**Task requirements**
Retype each line exactly. Skip images.

**Collected material**
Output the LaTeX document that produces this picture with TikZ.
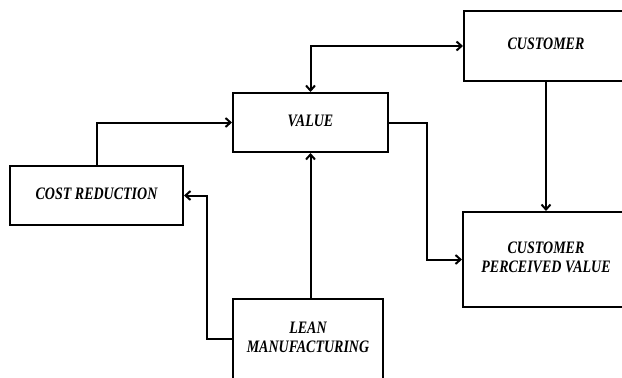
\documentclass[tikz,border=0pt]{standalone}
\usepackage{fontspec}
\setmainfont{Liberation Serif}
\usetikzlibrary{arrows.meta}
\newcommand{\boxtext}[1]{\scalebox{0.8}[1]{\fontsize{17.5}{19}\selectfont\bfseries\itshape
  \begin{tabular}{@{}c@{}}#1\end{tabular}}}
\tikzset{
  tip/.tip={Straight Barb[length=5pt,width=9pt,line width=2pt]},
  blk/.style={draw=black, line width=2pt, fill=white, rectangle, inner sep=0pt},
  link/.style={draw=black, line width=2pt, -tip},
}
\begin{document}
\begin{tikzpicture}[x=1pt,y=-1pt]
\useasboundingbox (0,0) rectangle (622,378);
\clip (0,0) rectangle (622,378);
\fill[white] (0,0) rectangle (622,378);

% blocks
\node[blk, minimum width=164pt, minimum height=70pt] (customer) at (546,46) {\boxtext{CUSTOMER}};
\node[blk, minimum width=155pt, minimum height=59pt] (value) at (310.5,122.5) {\boxtext{VALUE}};
\node[blk, minimum width=173pt, minimum height=59pt] (cost) at (96.5,195.5) {\boxtext{COST REDUCTION}};
\node[blk, minimum width=166pt, minimum height=95pt] (cpv) at (546,259.5) {\boxtext{CUSTOMER\\PERCEIVED VALUE}};
\node[blk, minimum width=150pt, minimum height=80pt] (lean) at (308,339) {\boxtext{LEAN\\MANUFACTURING}};

% connectors
\draw[link, tip-tip] (value.north) |- (customer.west);
\draw[link] (cost.north) |- (value.west);
\draw[link] (value.south |- lean.north) -- (value.south);
\draw[link] (lean.west) -- ++(-25,0) |- (cost.east);
\draw[link] (value.east) -- ++(38,0) |- (cpv.west);
\draw[link] (customer.south) -- (cpv.north);
\end{tikzpicture}
\end{document}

**Task solution**
Output the LaTeX document that produces this picture with TikZ.
\documentclass[tikz,border=0pt]{standalone}
\usepackage{fontspec}
\setmainfont{Liberation Serif}
\usetikzlibrary{arrows.meta}
\newcommand{\boxtext}[1]{\scalebox{0.8}[1]{\fontsize{17.5}{19}\selectfont\bfseries\itshape
  \begin{tabular}{@{}c@{}}#1\end{tabular}}}
\tikzset{
  tip/.tip={Straight Barb[length=5pt,width=9pt,line width=2pt]},
  blk/.style={draw=black, line width=2pt, fill=white, rectangle, inner sep=0pt},
  link/.style={draw=black, line width=2pt, -tip},
}
\begin{document}
\begin{tikzpicture}[x=1pt,y=-1pt]
\useasboundingbox (0,0) rectangle (622,378);
\clip (0,0) rectangle (622,378);
\fill[white] (0,0) rectangle (622,378);

% blocks
\node[blk, minimum width=164pt, minimum height=70pt] (customer) at (546,46) {\boxtext{CUSTOMER}};
\node[blk, minimum width=155pt, minimum height=59pt] (value) at (310.5,122.5) {\boxtext{VALUE}};
\node[blk, minimum width=173pt, minimum height=59pt] (cost) at (96.5,195.5) {\boxtext{COST REDUCTION}};
\node[blk, minimum width=166pt, minimum height=95pt] (cpv) at (546,259.5) {\boxtext{CUSTOMER\\PERCEIVED VALUE}};
\node[blk, minimum width=150pt, minimum height=80pt] (lean) at (308,339) {\boxtext{LEAN\\MANUFACTURING}};

% connectors
\draw[link, tip-tip] (value.north) |- (customer.west);
\draw[link] (cost.north) |- (value.west);
\draw[link] (value.south |- lean.north) -- (value.south);
\draw[link] (lean.west) -- ++(-25,0) |- (cost.east);
\draw[link] (value.east) -- ++(38,0) |- (cpv.west);
\draw[link] (customer.south) -- (cpv.north);
\end{tikzpicture}
\end{document}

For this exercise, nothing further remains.